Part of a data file
######

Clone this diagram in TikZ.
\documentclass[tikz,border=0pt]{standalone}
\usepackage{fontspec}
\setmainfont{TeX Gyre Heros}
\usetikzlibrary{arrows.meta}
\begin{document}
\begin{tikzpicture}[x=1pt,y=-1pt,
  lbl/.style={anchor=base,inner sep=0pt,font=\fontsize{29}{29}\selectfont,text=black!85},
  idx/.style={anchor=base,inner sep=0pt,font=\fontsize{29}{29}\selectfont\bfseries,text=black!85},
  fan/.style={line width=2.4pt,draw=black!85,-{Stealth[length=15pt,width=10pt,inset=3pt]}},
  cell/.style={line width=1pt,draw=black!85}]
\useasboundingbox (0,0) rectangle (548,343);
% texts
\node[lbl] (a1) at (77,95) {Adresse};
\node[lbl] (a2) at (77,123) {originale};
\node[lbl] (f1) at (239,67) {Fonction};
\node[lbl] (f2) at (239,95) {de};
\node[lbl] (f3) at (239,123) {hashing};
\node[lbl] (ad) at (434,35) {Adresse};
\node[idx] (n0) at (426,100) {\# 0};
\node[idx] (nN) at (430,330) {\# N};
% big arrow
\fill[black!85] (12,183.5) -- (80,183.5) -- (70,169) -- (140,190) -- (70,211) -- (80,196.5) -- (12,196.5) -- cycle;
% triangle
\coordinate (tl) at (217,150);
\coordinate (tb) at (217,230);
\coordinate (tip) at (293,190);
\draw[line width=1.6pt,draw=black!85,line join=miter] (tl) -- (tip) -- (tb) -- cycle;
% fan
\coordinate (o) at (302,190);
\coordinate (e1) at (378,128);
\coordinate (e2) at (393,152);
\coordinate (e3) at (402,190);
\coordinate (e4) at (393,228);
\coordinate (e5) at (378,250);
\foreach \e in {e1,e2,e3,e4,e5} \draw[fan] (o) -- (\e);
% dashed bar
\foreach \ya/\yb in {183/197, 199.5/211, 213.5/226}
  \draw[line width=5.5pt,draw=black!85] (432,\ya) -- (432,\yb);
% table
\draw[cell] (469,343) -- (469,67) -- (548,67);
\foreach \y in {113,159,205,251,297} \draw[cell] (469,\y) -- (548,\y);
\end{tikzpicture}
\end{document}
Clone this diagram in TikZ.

######

Repeat every line of the material exactly as given.

Clone this diagram in TikZ.
\documentclass[tikz,border=0pt]{standalone}
\usepackage{fontspec}
\setmainfont{TeX Gyre Heros}
\usetikzlibrary{arrows.meta}
\begin{document}
\begin{tikzpicture}[x=1pt,y=-1pt,
  lbl/.style={anchor=base,inner sep=0pt,font=\fontsize{29}{29}\selectfont,text=black!85},
  idx/.style={anchor=base,inner sep=0pt,font=\fontsize{29}{29}\selectfont\bfseries,text=black!85},
  fan/.style={line width=2.4pt,draw=black!85,-{Stealth[length=15pt,width=10pt,inset=3pt]}},
  cell/.style={line width=1pt,draw=black!85}]
\useasboundingbox (0,0) rectangle (548,343);
% texts
\node[lbl] (a1) at (77,95) {Adresse};
\node[lbl] (a2) at (77,123) {originale};
\node[lbl] (f1) at (239,67) {Fonction};
\node[lbl] (f2) at (239,95) {de};
\node[lbl] (f3) at (239,123) {hashing};
\node[lbl] (ad) at (434,35) {Adresse};
\node[idx] (n0) at (426,100) {\# 0};
\node[idx] (nN) at (430,330) {\# N};
% big arrow
\fill[black!85] (12,183.5) -- (80,183.5) -- (70,169) -- (140,190) -- (70,211) -- (80,196.5) -- (12,196.5) -- cycle;
% triangle
\coordinate (tl) at (217,150);
\coordinate (tb) at (217,230);
\coordinate (tip) at (293,190);
\draw[line width=1.6pt,draw=black!85,line join=miter] (tl) -- (tip) -- (tb) -- cycle;
% fan
\coordinate (o) at (302,190);
\coordinate (e1) at (378,128);
\coordinate (e2) at (393,152);
\coordinate (e3) at (402,190);
\coordinate (e4) at (393,228);
\coordinate (e5) at (378,250);
\foreach \e in {e1,e2,e3,e4,e5} \draw[fan] (o) -- (\e);
% dashed bar
\foreach \ya/\yb in {183/197, 199.5/211, 213.5/226}
  \draw[line width=5.5pt,draw=black!85] (432,\ya) -- (432,\yb);
% table
\draw[cell] (469,343) -- (469,67) -- (548,67);
\foreach \y in {113,159,205,251,297} \draw[cell] (469,\y) -- (548,\y);
\end{tikzpicture}
\end{document}
Clone this diagram in TikZ.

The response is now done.